— Directive —
Repeat the full listing below verbatim and keep the images out.

— Data lines —
###
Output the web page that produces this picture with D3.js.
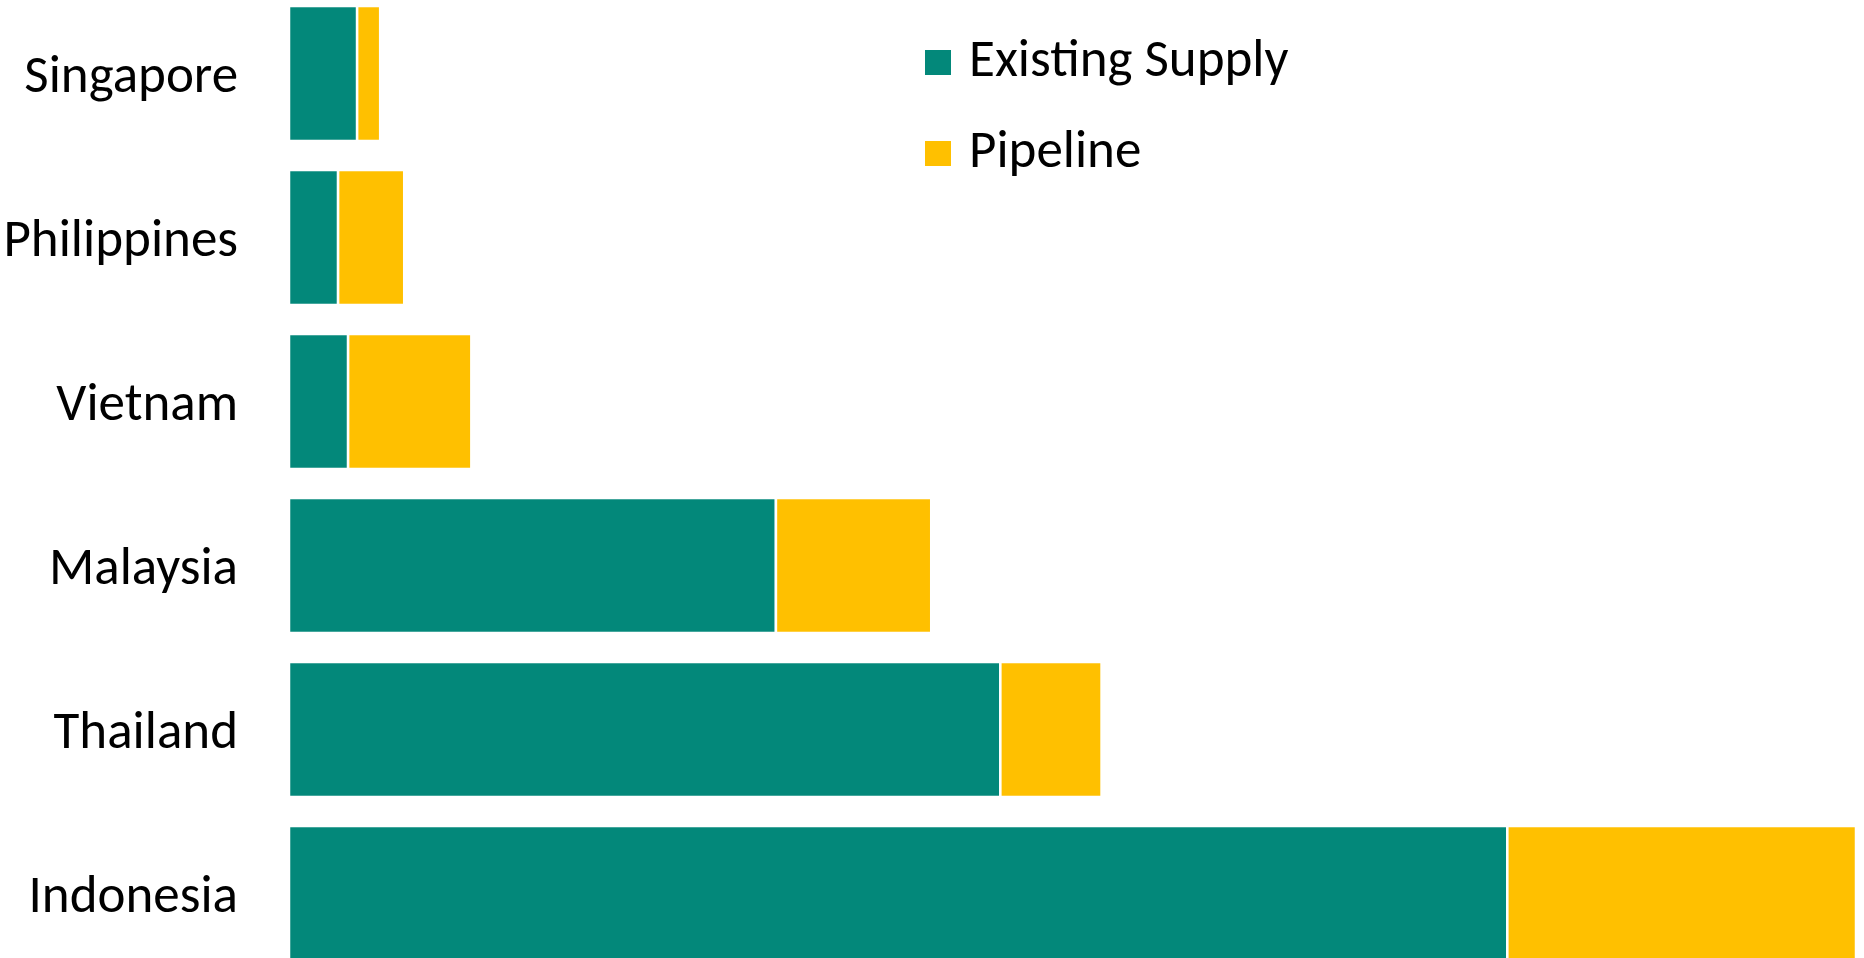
<!DOCTYPE html>
<html>
<head>
<meta charset="utf-8">
<script src="https://cdn.jsdelivr.net/npm/d3@7"></script>
<style>
    body { margin: 0; background: #fff; }
    svg { display: block; }
    text { font-family: Carlito, Lato, "Open Sans", sans-serif; fill: #000; }
</style>
</head>
<body>
<div id="chart"></div>
<script>
// Categories, top to bottom
const countries = ["Singapore", "Philippines", "Vietnam", "Malaysia", "Thailand", "Indonesia"];

// Series values
const existingSupply = [6.8, 4.9, 5.9, 48.6, 71.0, 121.6];
const pipeline = [2.3, 6.6, 12.3, 15.5, 10.1, 34.8];

const seriesNames = ["Existing Supply", "Pipeline"];
const seriesColors = ["#03887a", "#ffc000"];

const width = 1864, height = 958;

const rows = countries.map((c, i) => ({ country: c, "Existing Supply": existingSupply[i], "Pipeline": pipeline[i] }));

const stacked = d3.stack().keys(seriesNames)(rows);

const x = d3.scaleLinear()
    .domain([0, d3.max(rows, d => d["Existing Supply"] + d["Pipeline"])])
    .range([289, 1856]);

const y = d3.scaleBand()
    .domain(countries)
    .range([-8.5, 975.5])
    .paddingInner(0.177)
    .paddingOuter(0.0885);

const color = d3.scaleOrdinal().domain(seriesNames).range(seriesColors);

const svg = d3.select("#chart")
    .append("svg")
    .attr("width", width)
    .attr("height", height);

// Bars
svg.append("g")
    .selectAll("g")
    .data(stacked)
    .join("g")
    .attr("fill", d => color(d.key))
    .selectAll("rect")
    .data(d => d)
    .join("rect")
    .attr("x", d => x(d[0]))
    .attr("y", d => y(d.data.country))
    .attr("width", d => x(d[1]) - x(d[0]))
    .attr("height", y.bandwidth())
    .attr("stroke", "#fff")
    .attr("stroke-width", 2.5);

// Category labels
const yAxis = svg.append("g")
    .attr("transform", "translate(250,0)")
    .call(d3.axisLeft(y).tickSize(0).tickPadding(12));
yAxis.select(".domain").remove();
yAxis.selectAll("text")
    .style("font-family", "Carlito, Lato, 'Open Sans', sans-serif")
    .attr("font-size", 53)
    .attr("fill", "#000")
    .attr("dy", "0.34em");

// Legend
const legend = svg.append("g")
    .selectAll("g")
    .data(seriesNames)
    .join("g")
    .attr("transform", (d, i) => `translate(925,${50 + i * 91})`);

legend.append("rect")
    .attr("width", 26)
    .attr("height", 25)
    .attr("fill", d => color(d));

legend.append("text")
    .attr("x", 44)
    .attr("y", 26)
    .attr("font-size", 53)
    .text(d => d);
</script>
</body>
</html>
###
— The solution —
Output the web page that produces this picture with D3.js.
<!DOCTYPE html>
<html>
<head>
<meta charset="utf-8">
<script src="https://cdn.jsdelivr.net/npm/d3@7"></script>
<style>
    body { margin: 0; background: #fff; }
    svg { display: block; }
    text { font-family: Carlito, Lato, "Open Sans", sans-serif; fill: #000; }
</style>
</head>
<body>
<div id="chart"></div>
<script>
// Categories, top to bottom
const countries = ["Singapore", "Philippines", "Vietnam", "Malaysia", "Thailand", "Indonesia"];

// Series values
const existingSupply = [6.8, 4.9, 5.9, 48.6, 71.0, 121.6];
const pipeline = [2.3, 6.6, 12.3, 15.5, 10.1, 34.8];

const seriesNames = ["Existing Supply", "Pipeline"];
const seriesColors = ["#03887a", "#ffc000"];

const width = 1864, height = 958;

const rows = countries.map((c, i) => ({ country: c, "Existing Supply": existingSupply[i], "Pipeline": pipeline[i] }));

const stacked = d3.stack().keys(seriesNames)(rows);

const x = d3.scaleLinear()
    .domain([0, d3.max(rows, d => d["Existing Supply"] + d["Pipeline"])])
    .range([289, 1856]);

const y = d3.scaleBand()
    .domain(countries)
    .range([-8.5, 975.5])
    .paddingInner(0.177)
    .paddingOuter(0.0885);

const color = d3.scaleOrdinal().domain(seriesNames).range(seriesColors);

const svg = d3.select("#chart")
    .append("svg")
    .attr("width", width)
    .attr("height", height);

// Bars
svg.append("g")
    .selectAll("g")
    .data(stacked)
    .join("g")
    .attr("fill", d => color(d.key))
    .selectAll("rect")
    .data(d => d)
    .join("rect")
    .attr("x", d => x(d[0]))
    .attr("y", d => y(d.data.country))
    .attr("width", d => x(d[1]) - x(d[0]))
    .attr("height", y.bandwidth())
    .attr("stroke", "#fff")
    .attr("stroke-width", 2.5);

// Category labels
const yAxis = svg.append("g")
    .attr("transform", "translate(250,0)")
    .call(d3.axisLeft(y).tickSize(0).tickPadding(12));
yAxis.select(".domain").remove();
yAxis.selectAll("text")
    .style("font-family", "Carlito, Lato, 'Open Sans', sans-serif")
    .attr("font-size", 53)
    .attr("fill", "#000")
    .attr("dy", "0.34em");

// Legend
const legend = svg.append("g")
    .selectAll("g")
    .data(seriesNames)
    .join("g")
    .attr("transform", (d, i) => `translate(925,${50 + i * 91})`);

legend.append("rect")
    .attr("width", 26)
    .attr("height", 25)
    .attr("fill", d => color(d));

legend.append("text")
    .attr("x", 44)
    .attr("y", 26)
    .attr("font-size", 53)
    .text(d => d);
</script>
</body>
</html>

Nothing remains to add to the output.